Understanding Search Algorithms
- Search engines use searching algorithms to help users find relevant information on the internet.
- These algorithms analyze web pages and rank them based on their relevance and importance.
How PageRank Works
PageRank is a search algorithm developed by Google that ranks web pages based on the number and quality of links pointing to them.
- Link Analysis:
- PageRank assumes that a page is important if it is linked to by other important pages.
- It treats a link from one page to another as a "vote" of confidence.
- Iterative Calculation:
- PageRank assigns a score to each page, starting with an equal score for all pages.

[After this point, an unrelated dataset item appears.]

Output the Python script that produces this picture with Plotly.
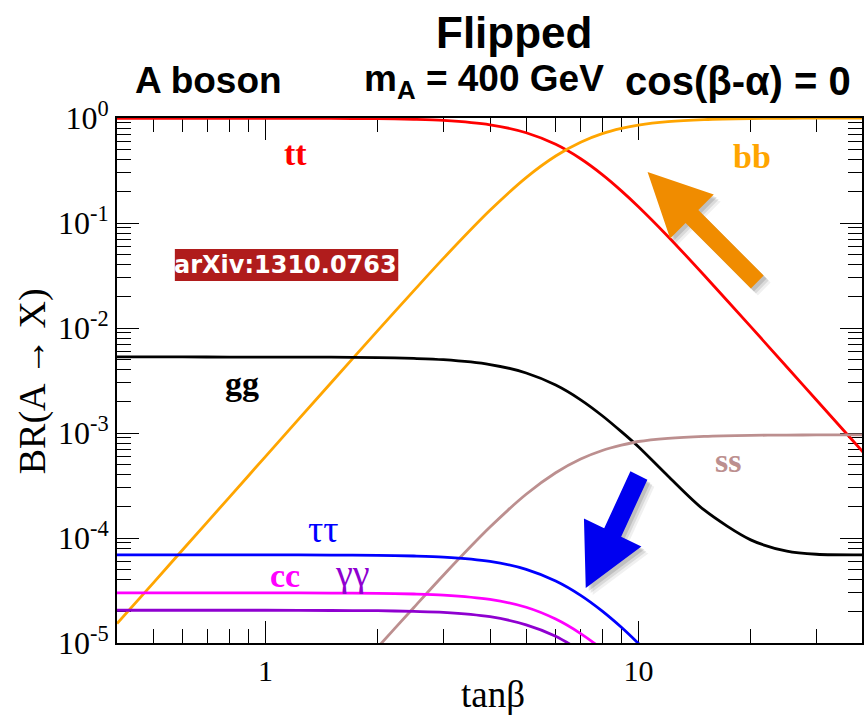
import math
import plotly.graph_objects as go

# ---------------- data ----------------
tanb = [0.4, 0.5, 0.6, 0.8, 1, 1.5, 2, 2.5, 3, 4, 5, 6, 7, 8, 9, 10, 12, 15, 20, 25, 30, 40]
br_tt = [0.994, 0.994, 0.994, 0.994, 0.993, 0.991, 0.985, 0.971, 0.948, 0.862, 0.724, 0.561,
         0.409, 0.289, 0.2025, 0.143, 0.0745, 0.0318, 0.0103, 0.00425, 0.00206, 0.00066]
br_bb = [1.53e-5, 3.72e-5, 7.72e-5, 2.44e-4, 5.96e-4, 3.01e-3, 9.44e-3, 0.0227, 0.046, 0.132,
         0.271, 0.435, 0.588, 0.709, 0.795, 0.856, 0.924, 0.967, 0.989, 0.995, 0.997, 0.998]
br_gg = [5.30e-3, 5.30e-3, 5.30e-3, 5.29e-3, 5.29e-3, 5.27e-3, 5.22e-3, 5.13e-3, 4.99e-3,
         4.49e-3, 3.73e-3, 2.86e-3, 2.07e-3, 1.46e-3, 1.03e-3, 7.4e-4, 3.9e-4, 1.85e-4,
         9.6e-5, 7.5e-5, 7.0e-5, 6.9e-5]

tanb_ss = [1.5, 2, 2.5, 3, 4, 5, 6, 7, 8, 9, 10, 12, 15, 20, 25, 30, 40]
br_ss = [2.9e-6, 9.1e-6, 2.18e-5, 4.42e-5, 1.27e-4, 2.61e-4, 4.18e-4, 5.65e-4, 6.81e-4,
         7.65e-4, 8.3e-4, 8.9e-4, 9.29e-4, 9.50e-4, 9.56e-4, 9.58e-4, 9.59e-4]

tanb_lo = [0.4, 0.5, 0.6, 0.8, 1, 1.5, 2, 2.5, 3, 4, 5, 6, 7, 8, 9, 10, 12]
br_tautau = [6.90e-5, 6.90e-5, 6.90e-5, 6.90e-5, 6.90e-5, 6.88e-5, 6.84e-5, 6.74e-5, 6.58e-5,
             5.99e-5, 5.03e-5, 3.89e-5, 2.84e-5, 2.01e-5, 1.41e-5, 9.9e-6, 5.2e-6]
br_cc = [3.00e-5, 3.00e-5, 3.00e-5, 3.00e-5, 3.00e-5, 2.99e-5, 2.97e-5, 2.93e-5, 2.86e-5,
         2.60e-5, 2.19e-5, 1.69e-5, 1.23e-5, 8.7e-6, 6.1e-6, 4.3e-6, 2.2e-6]
br_gamgam = [2.05e-5, 2.05e-5, 2.05e-5, 2.05e-5, 2.05e-5, 2.04e-5, 2.03e-5, 2.00e-5, 1.96e-5,
             1.78e-5, 1.49e-5, 1.16e-5, 8.4e-6, 6.0e-6, 4.2e-6, 2.9e-6, 1.5e-6]

ytick_vals = [1e-5, 1e-4, 1e-3, 1e-2, 1e-1, 1]
ytick_text = ["10<sup>-5</sup>", "10<sup>-4</sup>", "10<sup>-3</sup>", "10<sup>-2</sup>",
              "10<sup>-1</sup>", "10<sup>0</sup>"]
xtick_vals = [1, 10]
xtick_text = ["1", "10"]

# ---------------- layout geometry ----------------
W, H = 864, 715
L, R, T, B = 117, 864, 118, 643
DECADE_PX = 374.0


def px(x):
    return (x - L) / (R - L)


def py(y):
    return (B - y) / (B - T)


SERIF = "Liberation Serif, Times New Roman, serif"
SANS = "Liberation Sans, Arial, Helvetica, sans-serif"

fig = go.Figure()

series = [
    (tanb, br_tt, "#ff0000", "tt"),
    (tanb, br_bb, "#ffa500", "bb"),
    (tanb, br_gg, "#000000", "gg"),
    (tanb_ss, br_ss, "#bc8f8f", "ss"),
    (tanb_lo, br_tautau, "#0000ff", "ττ"),
    (tanb_lo, br_cc, "#ff00ff", "cc"),
    (tanb_lo, br_gamgam, "#8f00d0", "γγ"),
]
for xs, ys, col, name in series:
    fig.add_trace(go.Scatter(x=xs, y=ys, mode="lines", name=name,
                             line=dict(color=col, width=2.8, shape="spline", smoothing=0.8),
                             showlegend=False))

x0 = math.log10(0.4)
x1 = x0 + (R - L) / DECADE_PX

axis_common = dict(showgrid=False, zeroline=False, showline=True, linecolor="black",
                   linewidth=2, mirror="ticks", ticks="inside", ticklen=22, tickwidth=1.3,
                   tickcolor="black", layer="below traces")
minor_common = dict(ticks="inside", ticklen=14, tickwidth=1.1, tickcolor="black",
                    dtick="D1", showgrid=False)

fig.update_xaxes(type="log", range=[x0, x1], tickvals=xtick_vals, ticktext=xtick_text,
                 minor=minor_common, tickfont=dict(family=SERIF, size=30, color="black"),
                 **axis_common)
fig.update_yaxes(type="log", range=[-5, 0], tickvals=ytick_vals, ticktext=ytick_text,
                 minor=minor_common, tickfont=dict(family=SERIF, size=32, color="black"),
                 **axis_common)


def ann(text, X, Y, size, color="black", family=SERIF, xanchor="center", **kw):
    fig.add_annotation(text=text, x=px(X), y=py(Y), xref="paper", yref="paper",
                       xanchor=xanchor, yanchor="middle", showarrow=False,
                       font=dict(family=family, size=size, color=color), **kw)


# titles
ann("<b>Flipped</b>", 515, 33, 44, family=SANS)
ann("<b>A boson</b>", 209, 81, 37, family=SANS)
ann("<b>m<sub>A</sub> = 400 GeV</b>", 485, 81, 37, family=SANS)
ann("<b>cos(β-α) = 0</b>", 624, 81, 40, family=SANS, xanchor="left")

# axis titles
ann("tanβ", 494, 694, 37)
ann("BR(A → X)", 32, 381, 38, textangle=-90)

# curve labels
ann("<b>tt</b>", 296, 153, 34, color="#ff0000")
ann("<b>bb</b>", 754, 156, 34, color="#ffa500")
ann("<b>gg</b>", 242, 383, 34)
ann("<b>ss</b>", 730, 460, 34, color="#bc8f8f")
ann("ττ", 324, 529, 38, color="#0000ff")
ann("<b>cc</b>", 285, 575, 34, color="#ff00ff")
ann("γγ", 353, 573, 38, color="#8f00d0")

# arXiv tag
fig.add_shape(type="rect", xref="paper", yref="paper", x0=px(175), x1=px(399),
              y0=py(281), y1=py(249), fillcolor="#b01c1c", line=dict(width=0), layer="above")
ann("<b>arXiv:1310.0763</b>", 286, 265, 24, color="white", family="DejaVu Sans, sans-serif")


def poly(points, dx=0.0, dy=0.0):
    parts = []
    for i, (X, Y) in enumerate(points):
        parts.append(("M" if i == 0 else "L") + f"{px(X + dx):.5f},{py(Y + dy):.5f}")
    return " ".join(parts) + " Z"


orange_arrow = [(649, 172), (715.4, 194.6), (699.9, 210.1), (765.4, 275.6), (752.6, 288.4),
                (687.1, 222.9), (671.6, 238.4)]
blue_arrow = [(587, 588), (642.8, 546.5), (622.5, 536.7), (648.8, 479.7), (631.8, 471.3),
              (605.5, 528.3), (585.2, 518.5)]

for pts, col in [(orange_arrow, "#f08c00"), (blue_arrow, "#0000f0")]:
    for k, a in [(7, 0.06), (5, 0.09), (3, 0.12)]:
        fig.add_shape(type="path", xref="paper", yref="paper", path=poly(pts, k, k),
                      fillcolor=f"rgba(0,0,0,{a})", line=dict(width=0), layer="above")
    fig.add_shape(type="path", xref="paper", yref="paper", path=poly(pts),
                  fillcolor=col, line=dict(width=0), layer="above")

fig.update_layout(width=W, height=H, margin=dict(l=L, r=W - R, t=T, b=H - B),
                  paper_bgcolor="white", plot_bgcolor="white", showlegend=False)

fig.write_html("out.html", config={"displayModeBar": False},
               post_script="document.body.style.margin='0px';")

- The score is updated iteratively based on the scores of pages linking to it.
- Damping Factor:
- To prevent infinite loops, PageRank uses a damping factor (usually around 0.85).
- This factor represents the probability that a user will continue clicking on links.
PageRank Calculation
- Page A is linked by Page B and Page C.
- Page B has a PageRank of 2, and Page C has a PageRank of 1.
- Page A's PageRank is calculated as a combination of these scores, adjusted by the damping factor.
PageRank is not the only factor in search rankings. Modern search engines use hundreds of signals to determine relevance.
How HITS Works
HITS (Hyperlink-Induced Topic Search) is a search algorithm that identifies two types of pages: hubs and authorities.
- Hubs and Authorities:
- Hubs are pages that link to many authoritative pages.
- Authorities are pages that are linked to by many hubs.
- Mutual Reinforcement:
- HITS assigns two scores to each page: a hub score and an authority score.
- These scores are updated iteratively, with hubs boosting authorities and vice versa.
HITS Calculation
- Page A links to Pages B and C.
- Pages B and C are considered authorities, while Page A is a hub.
- The authority scores of B and C increase based on A's hub score, and A's hub score increases based on the authority scores of B and C.
HITS is often used for topic-specific searches, as it focuses on the relationship between hubs and authorities.
Comparing PageRank and HITS
- PageRank:
- Focuses on the overall importance of a page based on incoming links.
- Uses a single score for ranking.
- HITS:
- Differentiates between hubs and authorities.
- Uses two scores for ranking.
PageRank is more commonly used in general search engines, while HITS is useful for specialized searches.
Computational Thinking in Search Algorithms
- Abstraction: Both algorithms simplify the web into a graph of nodes (pages) and edges (links).
- Decomposition: The problem of ranking pages is broken down into smaller tasks, such as calculating scores and updating them iteratively.
- Pattern Recognition: The algorithms identify patterns in linking behavior to determine importance.